Pido perdón en la primera línea: no voy a dar la receta del mejor gin-tonic del mundo, ni hablaré de marcas de ginebra o tónica recomendables, y tampoco aconsejaré qué tipo de limón es el mejor. Sé que es meterse en un jardín de torpes, porque siempre habrá miles de personas que sepan de gin-tonic mucho más que uno; como de fútbol, de puros o de ostras.
El gin-tonic no es un trago, ni siquiera un combinado: es un momento, un tiempo en suspensión que nos concedemos para observar el mundo de la manera que imaginó y nos contó una vez un hombre que un día fue feliz.
Para alcanzar esa calma absoluta de espíritu no se necesita gran cosa, solo es recomendable prescindir del mundo; dejarse acompañar por uno o dos amigos, no más, totalmente entrenados en el arte de tutear a la felicidad quieta, casi inmóvil; hablar poco y tener de frente el horizonte natural más amplio posible. No hablo solo de terrazas que estiran la vista, torres que conducen al firmamento o bosques y llanuras en lontananza, sino de cualquier horizonte que nos nutra de placer, deseo o belleza.
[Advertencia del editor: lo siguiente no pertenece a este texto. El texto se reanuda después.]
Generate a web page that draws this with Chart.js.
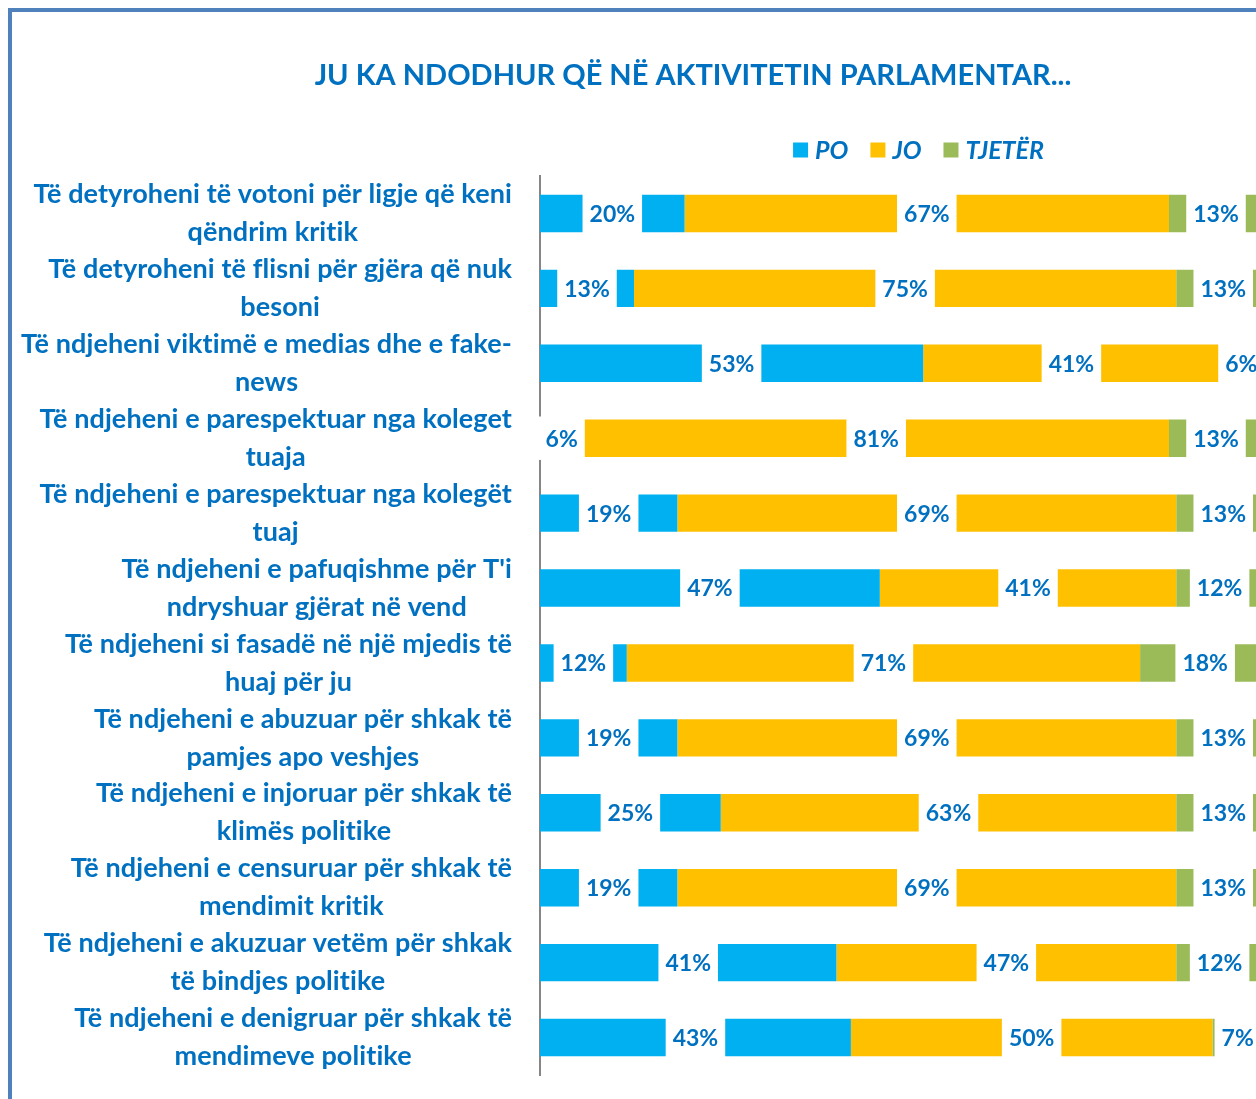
<!DOCTYPE html>
<html>
<head>
<meta charset="utf-8">
<script src="https://cdn.jsdelivr.net/npm/chart.js@4.4.0/dist/chart.umd.min.js"></script>
<style>
html, body { margin: 0; padding: 0; overflow: hidden; background: #fff; }
#frame { position: absolute; left: 8px; top: 8px; width: 1362px; height: 1110px; border: 4px solid #4F81BD; }
canvas { display: block; }
</style>
</head>
<body>
<div id="frame"><canvas id="graphicC" width="1362" height="1110"></canvas></div>
<script>
const categories = [
    ['Të detyroheni të votoni për ligje që keni', 'qëndrim kritik'],
    ['Të detyroheni të flisni për gjëra që nuk', 'besoni'],
    ['Të ndjeheni viktimë e medias dhe e fake-', 'news'],
    ['Të ndjeheni e parespektuar nga koleget', 'tuaja'],
    ['Të ndjeheni e parespektuar nga kolegët', 'tuaj'],
    ["Të ndjeheni e pafuqishme për T'i", 'ndryshuar gjërat në vend'],
    ['Të ndjeheni si fasadë në një mjedis të', 'huaj për ju'],
    ['Të ndjeheni e abuzuar për shkak të', 'pamjes apo veshjes'],
    ['Të ndjeheni e injoruar për shkak të', 'klimës politike'],
    ['Të ndjeheni e censuruar për shkak të', 'mendimit kritik'],
    ['Të ndjeheni e akuzuar vetëm për shkak', 'të bindjes politike'],
    ['Të ndjeheni e denigruar për shkak të', 'mendimeve politike']
];
const seriesNames = ['PO', 'JO', 'TJETËR'];
const po = [20, 13, 53, 6, 19, 47, 12, 19, 25, 19, 41, 43];
const jo = [67, 75, 41, 81, 69, 41, 71, 69, 63, 69, 47, 50];
const tjeter = [13, 13, 6, 13, 13, 12, 18, 13, 13, 13, 12, 7];

const textBlue = '#0070C0';
const fontFam = 'Lato';

// labels centred on each segment, on a white box like the original
const boxLabels = {
    id: 'boxLabels',
    afterDatasetsDraw(chart) {
        const ctx = chart.ctx;
        ctx.save();
        ctx.font = 'bold 23px ' + fontFam;
        ctx.textAlign = 'center';
        ctx.textBaseline = 'middle';
        chart.data.datasets.forEach((ds, di) => {
            chart.getDatasetMeta(di).data.forEach((bar, i) => {
                const text = ds.data[i] + '%';
                const cx = (bar.x + bar.base) / 2;
                const w = ctx.measureText(text).width + 14;
                const h = bar.height + 6;
                ctx.fillStyle = '#fff';
                ctx.fillRect(cx - w / 2, bar.y - h / 2, w, h);
                ctx.fillStyle = textBlue;
                ctx.fillText(text, cx, bar.y + 1);
            });
        });
        ctx.restore();
    }
};

// two-line category labels, each block centred on itself and pushed to the axis
const catLabels = {
    id: 'catLabels',
    afterDraw(chart) {
        const ctx = chart.ctx;
        const yScale = chart.scales.y;
        ctx.save();
        ctx.font = 'bold 27px ' + fontFam;
        ctx.letterSpacing = '0.1px'; // no "ti" ligature
        ctx.fillStyle = textBlue;
        ctx.textAlign = 'center';
        ctx.textBaseline = 'middle';
        chart.data.labels.forEach((lines, i) => {
            const cy = yScale.getPixelForValue(i);
            const bw = Math.max(...lines.map(l => ctx.measureText(l).width));
            const cx = yScale.right - 28 - bw / 2;
            lines.forEach((l, k) => ctx.fillText(l, cx, cy + (k - (lines.length - 1) / 2) * 38));
        });
        ctx.restore();
    }
};

const legendRow = {
    id: 'legendRow',
    afterDraw(chart) {
        const ctx = chart.ctx;
        const area = chart.chartArea;
        ctx.save();
        ctx.font = 'italic bold 25px ' + fontFam;
        ctx.textBaseline = 'middle';
        const sq = 15, gap = 7, space = 22;
        const items = chart.data.datasets.map(ds => ({
            text: ds.label, color: ds.backgroundColor, w: ctx.measureText(ds.label).width
        }));
        const total = items.reduce((s, it) => s + sq + gap + it.w, 0) + space * (items.length - 1);
        let x = (area.left + area.right) / 2 + 17 - total / 2;
        const cy = area.top - 26;
        items.forEach(it => {
            ctx.fillStyle = it.color;
            ctx.fillRect(x, cy - sq / 2, sq, sq);
            x += sq + gap;
            ctx.fillStyle = textBlue;
            ctx.fillText(it.text, x, cy + 1);
            x += it.w + space;
        });
        ctx.restore();
    }
};

const canvasG = document.getElementById('graphicC');

new Chart(canvasG, {
    type: 'bar',
    data: {
        labels: categories,
        datasets: [
            { label: seriesNames[0], data: po, backgroundColor: '#00B0F0' },
            { label: seriesNames[1], data: jo, backgroundColor: '#FFC000' },
            { label: seriesNames[2], data: tjeter, backgroundColor: '#9BBB59' }
        ]
    },
    options: {
        indexAxis: 'y',
        responsive: false,
        animation: false,
        layout: { padding: { left: 0, right: 0, top: 0, bottom: 47 } },
        datasets: { bar: { barPercentage: 0.5, categoryPercentage: 1.0 } },
        scales: {
            x: { stacked: true, min: 0, max: 100, display: false },
            y: {
                stacked: true,
                grid: { display: false, drawTicks: false },
                border: { color: '#868686', width: 2 },
                ticks: { display: false },
                afterFit(scale) { scale.width = 528; }
            },
            // empty right-hand axis: keeps space after 100% so the title stays centred on the frame
            yRight: {
                type: 'category',
                position: 'right',
                grid: { display: false, drawTicks: false },
                border: { display: false },
                ticks: { display: false },
                afterFit(scale) { scale.width = 111; }
            }
        },
        plugins: {
            legend: { display: false },
            tooltip: { enabled: false },
            title: {
                display: true,
                text: 'JU KA NDODHUR QË NË AKTIVITETIN PARLAMENTAR...',
                color: textBlue,
                font: { family: fontFam, size: 29, weight: 'bold' },
                padding: { top: 46.6, bottom: 82.6 }
            }
        }
    },
    plugins: [boxLabels, catLabels, legendRow]
});
</script>
</body>
</html>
Para disfrutar del mejor gin-tonic es necesario acudir hasta él limpio de rabias y otros pesares o pendencias; todo gramo de sucio pasado que llevemos adherido será un baldón. Inocentes como querubines y deseosos de placer como el último recuerdo de Baco antes de dormirse.
Si piensas en positivo y compartes momentos de amor y amistad todo irá mejor. Claro que también en el transcurso de esta obra humana interviene también la ginebra y la burbuja tónica. No iba a hablar de marcas, pero no me resisto a terminar por torpe y citaré mi último descubrimiento ginebrino. Se llama Spirito Vetton. Es extremeña, singularísima y única; de un equilibrio aromático excepcional que abraza todos los sentidos disponibles. Y tónica, ¿qué decir?: Schweppes. No conozco un genérico con tanta personalidad. Quizás por ello no ha habido titán que lo venza, ni dios que la compre.